### What is expected
Pictures excluded, return the lines below from the first through the line holding "const W = 1552, H = 872;".

### Information shown

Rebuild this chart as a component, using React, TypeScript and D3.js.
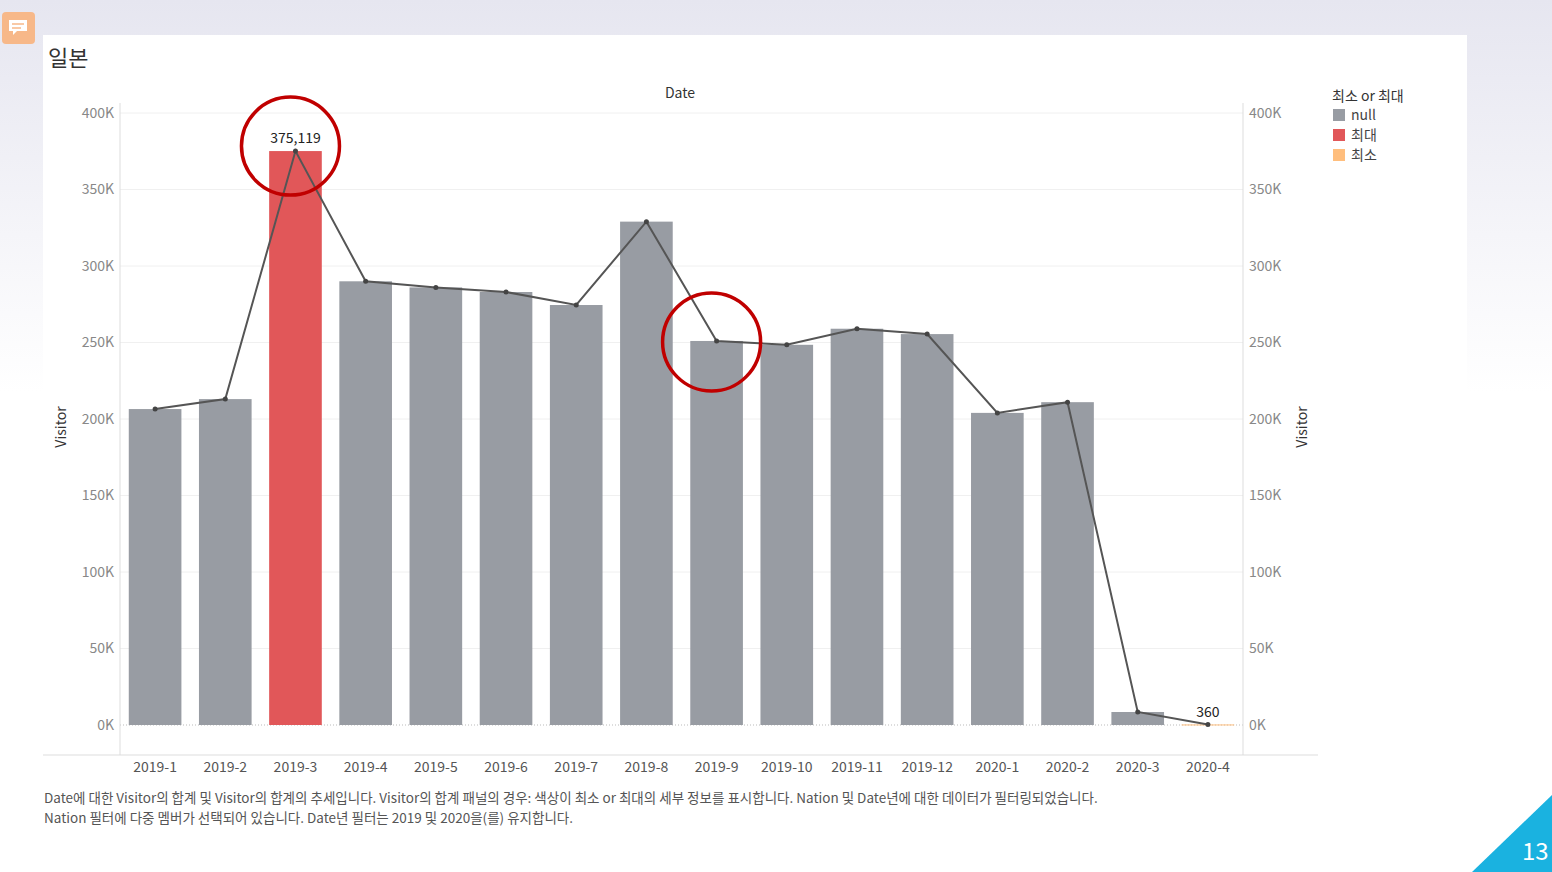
import { useEffect, useRef } from 'react';
import * as d3 from 'd3';

const months = ['2019-1', '2019-2', '2019-3', '2019-4', '2019-5', '2019-6', '2019-7', '2019-8', '2019-9', '2019-10', '2019-11', '2019-12', '2020-1', '2020-2', '2020-3', '2020-4'];
const visitors = [206500, 213000, 375119, 290000, 286000, 283000, 274500, 329000, 251000, 248500, 259000, 255500, 204000, 211000, 8500, 360];
const minMax = ['null', 'null', '최대', 'null', 'null', 'null', 'null', 'null', 'null', 'null', 'null', 'null', 'null', 'null', 'null', '최소'];
const legendLabels = ['null', '최대', '최소'];
const legendColors = ['#989ca3', '#e15759', '#ffbe7d'];
const yTicks = [0, 50000, 100000, 150000, 200000, 250000, 300000, 350000, 400000];
const circled = ['2019-3', '2019-9'];

const FONT = "'Noto Sans CJK KR', 'Open Sans', sans-serif";

export default function App() {
  const svgRef = useRef<SVGSVGElement>(null);

  useEffect(() => {
    const svg = d3.select(svgRef.current);
    svg.selectAll('*').remove();
    const W = 1552, H = 872;

    const defs = svg.append('defs');
    const grad = defs.append('linearGradient').attr('id', 'bg').attr('x1', 0).attr('y1', 0).attr('x2', 0).attr('y2', 1);
    grad.append('stop').attr('offset', '0%').attr('stop-color', '#e6e6f0');
    grad.append('stop').attr('offset', '45%').attr('stop-color', '#ffffff');
    svg.append('rect').attr('width', W).attr('height', H).attr('fill', 'url(#bg)');
    svg.append('rect').attr('x', 43).attr('y', 35).attr('width', 1424).attr('height', 810).attr('fill', '#fff');

    // comment icon
    svg.append('rect').attr('x', 2).attr('y', 12).attr('width', 33).attr('height', 32).attr('rx', 4).attr('fill', '#f7b889');
    svg.append('path').attr('d', 'M9 20h18v11h-10l-4 4v-4h-4z').attr('fill', '#fff');
    svg.append('path').attr('d', 'M12 24h12M12 28h9').attr('stroke', '#f7b889').attr('stroke-width', 1.5);

    // slide corner
    svg.append('path').attr('d', 'M1552 795 L1552 872 L1472 872 Z').attr('fill', '#1ab2e0');
    svg.append('text').attr('x', 1522).attr('y', 860).attr('fill', '#fff').attr('font-size', 24).attr('font-family', FONT).text('13');

    svg.append('text').attr('x', 48).attr('y', 66).attr('font-size', 22).attr('fill', '#333').attr('font-family', FONT).text('일본');

    const left = 120, right = 1243, top = 103, bottom = 755;
    const x = d3.scaleBand().domain(months).range([left, right]).paddingInner(0.25).paddingOuter(0.125);
    const y = d3.scaleLinear().domain([0, 400000]).range([725, 113]);
    const color = d3.scaleOrdinal<string, string>().domain(legendLabels).range(legendColors);
    const fmtK = (d: number) => `${d / 1000}K`;

    const g = svg.append('g').attr('font-family', FONT);

    // gridlines
    g.selectAll('.grid').data(yTicks.filter((d) => d > 0)).enter().append('line')
      .attr('x1', left).attr('x2', right).attr('y1', (d) => y(d)).attr('y2', (d) => y(d))
      .attr('stroke', '#f0f0f0');
    g.append('line').attr('x1', left).attr('x2', right).attr('y1', y(0)).attr('y2', y(0))
      .attr('stroke', '#bbb').attr('stroke-dasharray', '1,2');

    // axes frames
    g.append('line').attr('x1', left).attr('x2', left).attr('y1', top).attr('y2', bottom).attr('stroke', '#ddd');
    g.append('line').attr('x1', right).attr('x2', right).attr('y1', top).attr('y2', bottom).attr('stroke', '#ddd');
    g.append('line').attr('x1', 43).attr('x2', 1318).attr('y1', bottom).attr('y2', bottom).attr('stroke', '#ddd');

    const yl = g.append('g').attr('transform', `translate(${left},0)`).call(d3.axisLeft(y).tickValues(yTicks).tickFormat((d) => fmtK(+d)).tickSize(0).tickPadding(6));
    const yr = g.append('g').attr('transform', `translate(${right},0)`).call(d3.axisRight(y).tickValues(yTicks).tickFormat((d) => fmtK(+d)).tickSize(0).tickPadding(6));
    [yl, yr].forEach((a) => {
      a.select('.domain').remove();
      a.selectAll('text').attr('fill', '#888').attr('font-size', 14).attr('font-family', FONT);
    });
    const xa = g.append('g').attr('transform', `translate(0,${bottom})`).call(d3.axisBottom(x).tickSize(0).tickPadding(7));
    xa.select('.domain').remove();
    xa.selectAll('text').attr('fill', '#555').attr('font-size', 14).attr('font-family', FONT);

    g.append('text').attr('x', 680).attr('y', 98).attr('text-anchor', 'middle').attr('font-size', 14).attr('fill', '#333').text('Date');
    g.append('text').attr('transform', `translate(66,${y(200000) + 8}) rotate(-90)`).attr('text-anchor', 'middle').attr('font-size', 14).attr('fill', '#333').text('Visitor');
    g.append('text').attr('transform', `translate(1307,${y(200000) + 8}) rotate(-90)`).attr('text-anchor', 'middle').attr('font-size', 14).attr('fill', '#333').text('Visitor');

    // bars
    g.selectAll('.bar').data(months).enter().append('rect')
      .attr('x', (d) => x(d)!).attr('width', x.bandwidth())
      .attr('y', (_, i) => y(visitors[i])).attr('height', (_, i) => Math.max(1, y(0) - y(visitors[i])))
      .attr('fill', (_, i) => color(minMax[i]));

    // line
    const cx = (i: number) => x(months[i])! + x.bandwidth() / 2;
    g.append('path').datum(visitors)
      .attr('d', d3.line<number>().x((_, i) => cx(i)).y((d) => y(d)))
      .attr('fill', 'none').attr('stroke', '#555').attr('stroke-width', 2);
    g.selectAll('.pt').data(visitors).enter().append('circle')
      .attr('cx', (_, i) => cx(i)).attr('cy', (d) => y(d)).attr('r', 2.5).attr('fill', '#444');

    // labels
    [2, 15].forEach((i) => {
      g.append('text').attr('x', cx(i)).attr('y', y(visitors[i]) - (i === 2 ? 8 : 7)).attr('text-anchor', 'middle')
        .attr('font-size', 14).attr('fill', '#222').text(d3.format(',')(visitors[i]));
    });

    // annotation circles
    circled.forEach((m) => {
      const i = months.indexOf(m);
      g.append('circle').attr('cx', cx(i) - 5).attr('cy', y(visitors[i]) - (i === 2 ? 5 : -1)).attr('r', 49)
        .attr('fill', 'none').attr('stroke', '#c00000').attr('stroke-width', 3.5);
    });

    // legend
    const lg = g.append('g').attr('transform', 'translate(1332,100)');
    lg.append('text').attr('y', 1).attr('font-size', 14).attr('fill', '#333').text('최소 or 최대');
    legendLabels.forEach((l, i) => {
      lg.append('rect').attr('x', 1).attr('y', 9 + i * 20).attr('width', 12).attr('height', 12).attr('fill', legendColors[i]);
      lg.append('text').attr('x', 19).attr('y', 20 + i * 20).attr('font-size', 14).attr('fill', '#444').text(l);
    });

    // caption
    const cap = g.append('g').attr('font-size', 13.5).attr('fill', '#555');
    cap.append('text').attr('x', 44).attr('y', 803).text('Date에 대한 Visitor의 합계 및 Visitor의 합계의 추세입니다. Visitor의 합계 패널의 경우: 색상이 최소 or 최대의 세부 정보를 표시합니다. Nation 및 Date년에 대한 데이터가 필터링되었습니다.');
    cap.append('text').attr('x', 44).attr('y', 823).text('Nation 필터에 다중 멤버가 선택되어 있습니다. Date년 필터는 2019 및 2020을(를) 유지합니다.');
  }, []);

  return <svg ref={svgRef} width={1552} height={872} style={{ position: 'absolute', left: 0, top: 0 }} />;
}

### Answer in full
Rebuild this chart as a component, using React, TypeScript and D3.js.
import { useEffect, useRef } from 'react';
import * as d3 from 'd3';

const months = ['2019-1', '2019-2', '2019-3', '2019-4', '2019-5', '2019-6', '2019-7', '2019-8', '2019-9', '2019-10', '2019-11', '2019-12', '2020-1', '2020-2', '2020-3', '2020-4'];
const visitors = [206500, 213000, 375119, 290000, 286000, 283000, 274500, 329000, 251000, 248500, 259000, 255500, 204000, 211000, 8500, 360];
const minMax = ['null', 'null', '최대', 'null', 'null', 'null', 'null', 'null', 'null', 'null', 'null', 'null', 'null', 'null', 'null', '최소'];
const legendLabels = ['null', '최대', '최소'];
const legendColors = ['#989ca3', '#e15759', '#ffbe7d'];
const yTicks = [0, 50000, 100000, 150000, 200000, 250000, 300000, 350000, 400000];
const circled = ['2019-3', '2019-9'];

const FONT = "'Noto Sans CJK KR', 'Open Sans', sans-serif";

export default function App() {
  const svgRef = useRef<SVGSVGElement>(null);

  useEffect(() => {
    const svg = d3.select(svgRef.current);
    svg.selectAll('*').remove();
    const W = 1552, H = 872;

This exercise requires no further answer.